A novembre, per la prima volta dal colpo di stato in Egitto, Erdogan si è incontrato con il dittatore al Sisi, quello che aveva destituito il suo alleato Morsi, a margine dei Mondiali di calcio in Qatar. La scorsa estate Mohammed bin Salman, il principe ereditario saudita credibilmente coinvolto nell’omicidio di Khashoggi, è andato in Turchia in visita ufficiale, ed Erdogan ha parlato di una «nuova era» per le relazioni tra i due paesi. Ad agosto del 2022, per la prima volta dal 2018, Israele e Turchia hanno ristabilito piene relazioni diplomatiche, e gli ambasciatori dei due paesi sono tornati rispettivamente ad Ankara e a Tel Aviv, dopo quattro anni di assenza.
Un altro riavvicinamento notevole è quello con la Siria, che è soltanto agli inizi ma è molto importante, anche considerando che la Turchia sta tuttora occupando un’ampia porzione di territorio nella Siria del nord.
Questa politica estera decisamente più accomodante è dettata in parte dalla necessità.
La Turchia si trova in una situazione economica molto peculiare, a causa di un’inflazione altissima e della decisione di Erdogan di non alzare i tassi d’interesse per cercare di contrastarla. Per evitare il crollo della lira turca, Erdogan negli ultimi mesi ha cercato di ottenere ingenti investimenti esteri, e li ha trovati nei paesi del Golfo: sia l’Arabia Saudita sia gli Emirati Arabi Uniti hanno promesso di sostenere l’economia turca con miliardi di dollari.
La Turchia, inoltre, è nel pieno di una disputa con la Grecia per il controllo delle ampie riserve gasifere che si trovano nel Mediterraneo orientale, e che sono condivise anche da Egitto e Israele. Finora questi due paesi avevano sostenuto la Grecia in vari piani di esplorazione ed esportazione del gas, ma Erdogan spera che il riavvicinamento diplomatico modifichi gli equilibri energetici della regione.
Questa politica estera più pragmatica è avvenuta a discapito del sostegno all’islam politico.
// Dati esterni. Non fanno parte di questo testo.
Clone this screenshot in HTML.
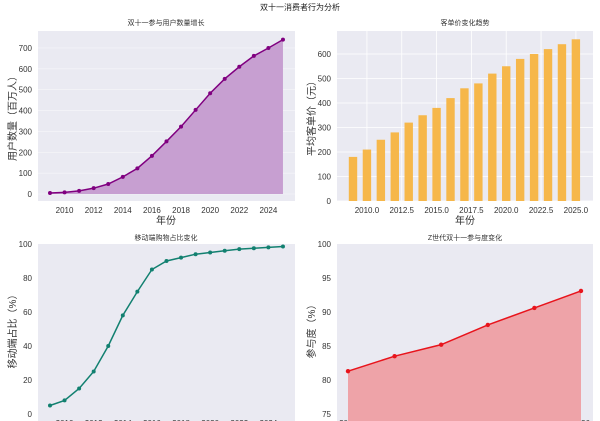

Per esempio, la Turchia ha di fatto lasciato cadere ogni pretesa di processare gli assassini di Jamal Khashoggi, anche se Erdogan aveva promesso che avrebbe fatto giustizia sull’omicidio. Il riavvicinamento a Israele è costato a Erdogan alcune critiche, e potrebbe richiedere dei compromessi notevoli anche la ripresa dei rapporti con Egitto e soprattutto con la Siria.